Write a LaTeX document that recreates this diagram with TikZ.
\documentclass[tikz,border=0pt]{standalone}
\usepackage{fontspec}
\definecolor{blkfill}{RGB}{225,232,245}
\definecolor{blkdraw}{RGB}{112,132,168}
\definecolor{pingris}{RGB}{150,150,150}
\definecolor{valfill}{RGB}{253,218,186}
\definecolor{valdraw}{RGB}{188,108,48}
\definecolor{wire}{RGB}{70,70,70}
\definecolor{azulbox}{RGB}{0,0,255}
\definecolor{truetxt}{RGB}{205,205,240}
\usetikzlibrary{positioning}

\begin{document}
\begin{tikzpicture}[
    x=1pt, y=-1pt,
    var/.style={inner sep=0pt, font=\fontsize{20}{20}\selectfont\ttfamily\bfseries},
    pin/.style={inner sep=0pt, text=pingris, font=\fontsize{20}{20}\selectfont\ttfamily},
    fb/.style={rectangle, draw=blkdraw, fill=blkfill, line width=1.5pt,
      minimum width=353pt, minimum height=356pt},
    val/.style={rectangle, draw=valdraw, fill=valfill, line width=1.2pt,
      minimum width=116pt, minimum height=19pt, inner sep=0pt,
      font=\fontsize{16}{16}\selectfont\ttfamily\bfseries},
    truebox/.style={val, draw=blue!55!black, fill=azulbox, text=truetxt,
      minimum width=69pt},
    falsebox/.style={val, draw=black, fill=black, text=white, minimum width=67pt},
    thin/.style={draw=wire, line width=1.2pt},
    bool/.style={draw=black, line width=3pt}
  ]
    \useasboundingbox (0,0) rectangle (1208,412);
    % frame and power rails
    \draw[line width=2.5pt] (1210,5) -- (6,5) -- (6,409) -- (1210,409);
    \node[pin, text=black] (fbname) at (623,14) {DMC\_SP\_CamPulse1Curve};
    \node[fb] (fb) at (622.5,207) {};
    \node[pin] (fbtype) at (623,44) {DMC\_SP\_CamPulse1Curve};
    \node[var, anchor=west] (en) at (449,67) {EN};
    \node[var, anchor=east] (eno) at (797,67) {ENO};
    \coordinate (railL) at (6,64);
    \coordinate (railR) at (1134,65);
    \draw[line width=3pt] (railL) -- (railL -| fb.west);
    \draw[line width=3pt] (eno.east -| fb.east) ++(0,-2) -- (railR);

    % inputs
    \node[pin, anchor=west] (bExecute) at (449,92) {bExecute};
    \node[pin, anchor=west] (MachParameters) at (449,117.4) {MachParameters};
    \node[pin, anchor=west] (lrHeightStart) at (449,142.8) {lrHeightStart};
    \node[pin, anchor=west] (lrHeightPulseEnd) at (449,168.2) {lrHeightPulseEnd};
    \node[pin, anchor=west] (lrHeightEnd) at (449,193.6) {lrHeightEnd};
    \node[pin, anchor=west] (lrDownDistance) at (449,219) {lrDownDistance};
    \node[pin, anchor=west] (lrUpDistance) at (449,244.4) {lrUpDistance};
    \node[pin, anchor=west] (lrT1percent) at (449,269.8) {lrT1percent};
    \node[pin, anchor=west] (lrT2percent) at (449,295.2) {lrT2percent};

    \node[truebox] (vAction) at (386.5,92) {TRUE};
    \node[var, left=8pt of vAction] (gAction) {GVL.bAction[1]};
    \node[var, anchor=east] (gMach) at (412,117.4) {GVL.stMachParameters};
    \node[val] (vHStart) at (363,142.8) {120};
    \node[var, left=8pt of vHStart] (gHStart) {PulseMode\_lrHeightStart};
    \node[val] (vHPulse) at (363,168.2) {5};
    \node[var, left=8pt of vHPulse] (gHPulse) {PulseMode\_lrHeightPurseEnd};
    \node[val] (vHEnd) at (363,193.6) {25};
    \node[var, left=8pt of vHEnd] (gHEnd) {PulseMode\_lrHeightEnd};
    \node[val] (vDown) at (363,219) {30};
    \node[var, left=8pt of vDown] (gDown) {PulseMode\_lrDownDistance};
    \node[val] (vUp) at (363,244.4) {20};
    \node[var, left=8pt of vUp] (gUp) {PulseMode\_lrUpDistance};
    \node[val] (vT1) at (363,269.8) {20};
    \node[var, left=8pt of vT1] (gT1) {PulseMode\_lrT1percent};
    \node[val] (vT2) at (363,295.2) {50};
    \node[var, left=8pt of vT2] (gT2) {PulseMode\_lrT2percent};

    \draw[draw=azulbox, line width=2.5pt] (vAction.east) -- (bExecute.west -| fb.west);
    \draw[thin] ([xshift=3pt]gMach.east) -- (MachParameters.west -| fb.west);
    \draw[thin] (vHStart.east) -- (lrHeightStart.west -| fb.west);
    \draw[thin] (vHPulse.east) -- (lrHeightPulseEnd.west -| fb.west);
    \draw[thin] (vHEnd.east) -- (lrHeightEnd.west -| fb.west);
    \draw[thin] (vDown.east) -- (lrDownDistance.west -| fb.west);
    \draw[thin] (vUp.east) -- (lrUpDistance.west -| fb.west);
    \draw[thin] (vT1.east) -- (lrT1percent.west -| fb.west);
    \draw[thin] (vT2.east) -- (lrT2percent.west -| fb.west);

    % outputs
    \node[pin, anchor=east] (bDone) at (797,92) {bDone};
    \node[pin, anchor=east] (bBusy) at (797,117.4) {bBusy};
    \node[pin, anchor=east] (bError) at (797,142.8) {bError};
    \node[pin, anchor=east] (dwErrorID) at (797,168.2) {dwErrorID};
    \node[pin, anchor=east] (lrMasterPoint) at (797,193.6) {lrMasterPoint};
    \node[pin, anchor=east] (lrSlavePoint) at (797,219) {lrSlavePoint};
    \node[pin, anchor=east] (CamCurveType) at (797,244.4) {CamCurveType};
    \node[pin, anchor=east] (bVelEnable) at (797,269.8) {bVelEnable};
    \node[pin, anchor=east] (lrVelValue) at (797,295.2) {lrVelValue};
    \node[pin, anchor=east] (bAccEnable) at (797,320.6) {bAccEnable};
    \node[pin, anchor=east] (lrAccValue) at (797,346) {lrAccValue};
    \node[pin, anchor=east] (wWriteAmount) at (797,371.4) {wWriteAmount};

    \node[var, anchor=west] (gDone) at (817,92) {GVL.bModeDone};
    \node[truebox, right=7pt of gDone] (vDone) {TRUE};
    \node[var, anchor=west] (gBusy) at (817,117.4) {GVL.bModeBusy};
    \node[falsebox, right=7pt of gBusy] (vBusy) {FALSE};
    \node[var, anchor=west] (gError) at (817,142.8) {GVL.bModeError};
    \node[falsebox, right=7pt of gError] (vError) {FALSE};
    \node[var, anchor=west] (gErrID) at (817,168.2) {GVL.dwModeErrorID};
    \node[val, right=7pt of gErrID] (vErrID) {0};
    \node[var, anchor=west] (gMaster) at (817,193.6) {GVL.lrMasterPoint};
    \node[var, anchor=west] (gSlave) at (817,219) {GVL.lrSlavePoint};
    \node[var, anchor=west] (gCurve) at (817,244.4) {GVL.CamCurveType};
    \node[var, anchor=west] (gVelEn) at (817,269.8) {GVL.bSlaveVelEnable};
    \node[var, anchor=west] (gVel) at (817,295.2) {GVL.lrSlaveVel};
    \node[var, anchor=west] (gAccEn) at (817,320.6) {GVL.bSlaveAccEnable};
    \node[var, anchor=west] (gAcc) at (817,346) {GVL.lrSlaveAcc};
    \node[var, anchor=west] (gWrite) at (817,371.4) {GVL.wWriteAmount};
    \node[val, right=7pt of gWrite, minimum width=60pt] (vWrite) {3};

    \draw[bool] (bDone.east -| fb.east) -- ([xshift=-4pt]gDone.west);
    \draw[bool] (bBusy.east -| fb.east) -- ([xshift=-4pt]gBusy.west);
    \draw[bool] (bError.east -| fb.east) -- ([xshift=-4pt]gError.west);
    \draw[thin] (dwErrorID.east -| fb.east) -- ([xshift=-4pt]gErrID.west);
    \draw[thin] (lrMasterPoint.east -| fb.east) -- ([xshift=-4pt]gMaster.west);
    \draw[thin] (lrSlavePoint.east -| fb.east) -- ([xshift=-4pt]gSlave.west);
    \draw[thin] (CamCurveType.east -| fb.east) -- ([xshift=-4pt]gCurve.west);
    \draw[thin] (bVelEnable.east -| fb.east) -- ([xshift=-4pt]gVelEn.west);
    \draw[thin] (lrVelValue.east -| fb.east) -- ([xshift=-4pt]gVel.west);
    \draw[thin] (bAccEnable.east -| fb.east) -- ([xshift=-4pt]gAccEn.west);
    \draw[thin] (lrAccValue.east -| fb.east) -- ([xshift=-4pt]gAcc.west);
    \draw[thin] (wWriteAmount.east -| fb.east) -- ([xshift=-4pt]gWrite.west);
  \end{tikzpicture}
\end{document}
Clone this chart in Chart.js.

----------

What is required ::
Check each line of the records for the word "this", and show the lines that contain it.

Written answer ::
Write a LaTeX document that recreates this diagram with TikZ.
Clone this chart in Chart.js.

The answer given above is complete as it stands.